La Jornada Semanal,   domingo 12 de febrero  de 2006        núm. 571

NMORALES MUÑOZ.

VENCER AL SENSEI

En Richard Viqueira, joven teatrero que ha sabido acometer la escena desde distintos vértices (como actor, director de escena y dramaturgo), hay que reconocer dos virtudes cardinales: su rigor entusiasta y su vocación incansable por experimentar con distintos temas, estilos y géneros, cuya combinación lo ha llevado a poner en escena, en escaso tiempo, un estudio sobre los mecanismos de un asesino en serie (El veneno a sorbos), un divertimento silente (LP), y a escribir una revisión de ciertos pasajes bíblicos desde una perspectiva socarrona y contemporánea (El evangelio según Clark Kent, aún inédita). El siguiente estadio de su trayectoria es Vencer al sensei, que bajo su concepción y la de Iliana Muñoz ha sido estrenado en el Foro La Gruta hace escasos días.

El título es elocuente: estamos ante el retrato de la relación amor-odio entre un maestro de artes marciales (encarnado por el propio Viqueira) y su discípulo (Mauricio Galaz). Apenas eso en lo temático y en lo anecdótico, y mucho más en lo coreográfico y lo espectacular: con un despliegue físico-atlético en verdad portentoso, los dos actores (cuyo proceso de ensayos-entrenamientos duró cerca de dos años), apoyados por la figura de una geisha (Iliana Muñoz), construyen una ficción extrema, basada en el combate, que lleva al espectador (sobre todo los de primera fila, asignada sospechosamente en la función de estreno a quienes nos dedicamos a la crítica) al filo de la butaca durante casi dos horas de representación. Con katanas, con sables, o mediante el más clásico combate cuerpo a cuerpo, el recorrido por los esfuerzos del discípulo por ocupar el lugar de su sádico sensei se vuelve un objeto teatral disfrutable, moviéndose en la delgada línea que delimita al homenaje abierto de la parodia sutil, no respecto a las disciplinas marciales orientales en sí, sino a cierta cinematografía de acción, igualmente oriental y/o estadunidense, cuyo modelo narrativo y particularidades estéticas ya han quedado inscritos, con un lugar preponderante en lo afectivo, entre quienes disfrutamos de las películas de, digamos, Bruce Lee o Jackie Chan.
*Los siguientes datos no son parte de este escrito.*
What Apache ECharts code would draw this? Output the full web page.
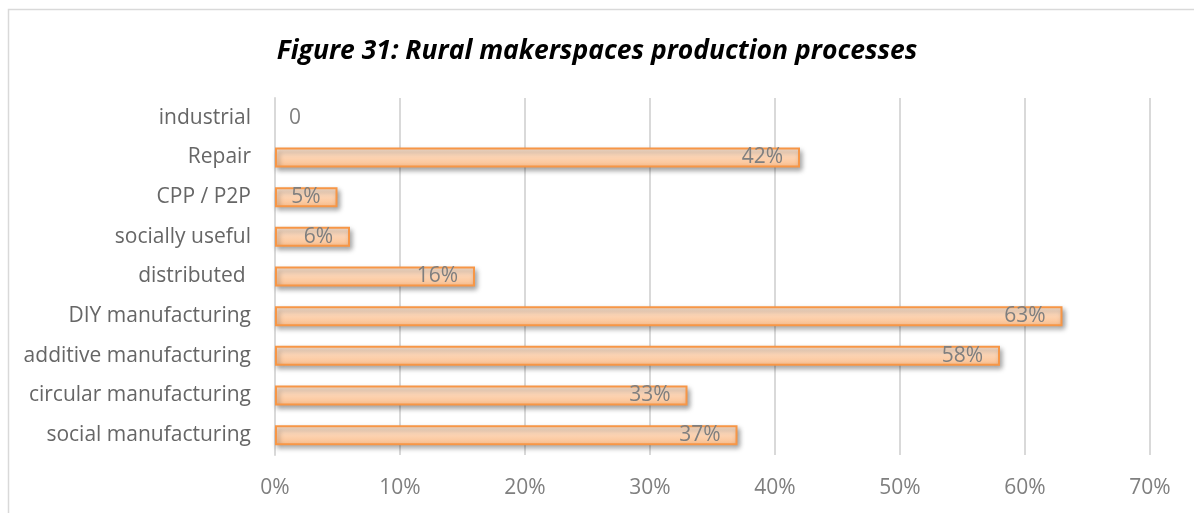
<!DOCTYPE html>
<html>
<head>
<meta charset="utf-8">
<script src="https://cdn.jsdelivr.net/npm/echarts@6/dist/echarts.min.js"></script>
<style>
  html, body { margin: 0; padding: 0; background: #fff; }
  #chart { width: 1194px; height: 513px; }
</style>
</head>
<body>
<div id="chart"></div>
<script>
// Production processes, listed bottom to top as drawn on the category axis
const categories = [
  'social manufacturing',
  'circular manufacturing',
  'additive manufacturing',
  'DIY manufacturing',
  'distributed ',
  'socially useful',
  'CPP / P2P',
  'Repair',
  'industrial'
];
// Share of rural makerspaces (percent)
const shares = [37, 33, 58, 63, 16, 6, 5, 42, 0];
// Value axis ticks (percent)
const axisMin = 0;
const axisMax = 70;
const axisStep = 10;

const chart = echarts.init(document.getElementById('chart'), null, { renderer: 'canvas' });

const labelFont = '"Open Sans", "Lato", sans-serif';

const barData = shares.map(v => {
  if (v === 0) {
    return {
      value: v,
      itemStyle: { borderWidth: 0, shadowBlur: 0, shadowOffsetX: 0, shadowOffsetY: 0, color: 'transparent' },
      label: { position: 'right', distance: 14, formatter: '0' }
    };
  }
  return { value: v };
});

chart.setOption({
  animation: false,
  backgroundColor: '#ffffff',
  graphic: [{
    type: 'rect',
    shape: { x: 8.5, y: 9.5, width: 1200, height: 520 },
    style: { fill: 'none', stroke: '#d9d9d9', lineWidth: 1.5 },
    silent: true
  }],
  title: {
    text: 'Figure 31: Rural makerspaces production processes',
    left: 'center',
    top: 33,
    textStyle: {
      fontFamily: labelFont,
      fontStyle: 'italic',
      fontWeight: 'bold',
      fontSize: 26.5,
      color: '#000000'
    }
  },
  grid: { left: 275, right: 44, top: 98, bottom: 58, containLabel: false },
  xAxis: {
    type: 'value',
    min: axisMin,
    max: axisMax,
    interval: axisStep,
    axisLine: { show: false },
    axisTick: { show: false },
    splitLine: { show: true, lineStyle: { color: '#d9d9d9', width: 2 } },
    axisLabel: {
      formatter: v => v + '%',
      color: '#7f7f7f',
      fontFamily: labelFont,
      fontSize: 21,
      margin: 23
    }
  },
  yAxis: {
    type: 'category',
    data: categories,
    axisLine: { show: true, lineStyle: { color: '#d9d9d9', width: 2 } },
    axisTick: { show: false },
    axisLabel: {
      color: '#666666',
      fontFamily: labelFont,
      fontSize: 21,
      margin: 24,
      padding: [4, 0, 0, 0]
    }
  },
  series: [{
    type: 'bar',
    data: barData,
    barWidth: 20,
    itemStyle: {
      color: new echarts.graphic.LinearGradient(0, 0, 0, 1, [
        { offset: 0, color: '#fde7d6' },
        { offset: 1, color: '#fbbf8e' }
      ]),
      borderColor: '#f79646',
      borderWidth: 2,
      shadowColor: 'rgba(0,0,0,0.35)',
      shadowBlur: 5,
      shadowOffsetX: 2,
      shadowOffsetY: 3
    },
    label: {
      show: true,
      position: 'insideRight',
      distance: 17,
      formatter: p => p.value + '%',
      color: '#7f7f7f',
      fontFamily: labelFont,
      fontSize: 21
    }
  }]
});
</script>
</body>
</html>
Porque si de trazar algún paralelismo o de buscar alguna referencia clara se trata, hay que pensar antes en Quentin Tarantino, por ejemplo, que en la reflexiones metafísicas respecto al arte del samurai de los filmes clásicos de Kurosawa, por poner otro ejemplo, o en los estudios sobre las particularidades de la actoralidad en el teatro japonés de Suzuki o de Oida. Parece claro que el rigor de Viqueira se centró mucho más en la creación de un espectáculo como tal, a la concatenación de secuencias de acción notables y emocionantes, que a la recuperación o actualización de ciertos códigos de representación del teatro oriental. Hasta ahí todo claro, pero, volviendo de nuevo a los referentes, se vuelve ineludible no cuestionar si en la ligereza implícita de la propuesta (que resalta en el humor de los gags de Viqueira, cuyo humor blanco irrumpe en casi cualquier escena que se perfile con algún grado de intensidad dramática más profundo) no conlleva asimismo cierto grado de banalización, de una parodia que deja de ser laudatoria para volverse caricaturesca y superficial. Una imagen de tantas pudiera ser elocuente: cuando, tras una secuencia de combate lograda como casi todas, el sensei imita la famosa patada de grulla que el recientemente fallecido Pat Morita enseñara a Ralph Macchio en Karate Kid. Un guiño pop innecesario en tanto forzado y en tanto rompe el flujo de una ficción que, por momentos, parece encaminarse hacia tesituras más crespusculares.

Mezquino sería reclamar más empeño en los intérpretes, pero parece conducente pedir una dosificación de su energía en aras de lograr contrapuntos dramáticos más efectivos y ensanchar el espectro emotivo de la ficción dramática. Porque la presencia escénica de Galaz y Viqueira es incuestionable, pero hay puntos de fuga cuando Galaz enuncia sus parlamentos con un sonsonete que, sí, caricaturiza a su discípulo y debilita su conflicto, o cuando se incurre en un humor que, ya se ha dicho, aligera sin decidirse por completo a ser sarcasmo abierto. De allí que se justifique la impresión del espectador avezado de que si el constructo escénico de Viqueira se hubiera insertado en una ficción escénica más compleja, se presenciaría un resultado plenamente brillante y un tanto menos perecedero que el que existe, gozoso y fascinante eso sí.